Pretty Web journal tool Penzu goes pro
Wednesday, October 14th, 2009Penzu, the stylish Web word processor we checked out about a year ago is ready to make a business out of its hosted writing tools. On Wednesday the company introduced a pro version of its service that costs $19 a year and fixes many of the gripes we originally had about its very pretty, but feature-light offerings.
A pro membership now gets you all kinds of goodies, like a rich text editor, tags for organization, image hosting, 256-bit AES encryption on posts that you’ve locked, and themes that skin the entire interface to your liking. Pro users can also slurp in their posts from another blog service (currently Live Journal only), as well as export them as PDFs and raw text files.

Penzu can now be skinned in one of six themes for those who pay for the service's new pro membership.
(Credit:
CNET
New features are not just limited to pro users though. All users now have a way to share a read-only version of a post to others that does not require any special sign-up for the person who’s viewing it. The tool can also now grab your photos from Flickr, and not just your desktop. This worked without issue when we tried it, but was slow going. You first have to dig through all your Flickr albums, then cycle eight photos at a time to find the shots you’re looking for. After that, you have to wait as it’s imported, which in our case took close to two minutes per photo, making the tool take too long to be usable.
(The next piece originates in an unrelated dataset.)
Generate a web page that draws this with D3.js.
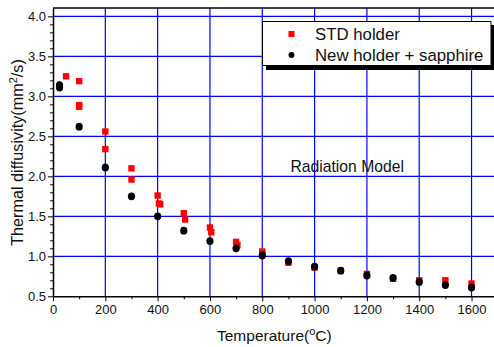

It’s worth noting the service is still designed as a diary replacement, and not as a collaborative document editor the way Google Docs, Zoho Writer, Adobe’s Acrobat.com and others operate. This makes it difficult to compare them, but to be honest, I don’t see much value in paying the $19 for some of the extra features it adds. Things like rich text editing, data exporting, and tagging should be standard features on just about any Web based writing tool if it hopes to compete for user attention, and in this case–dollars.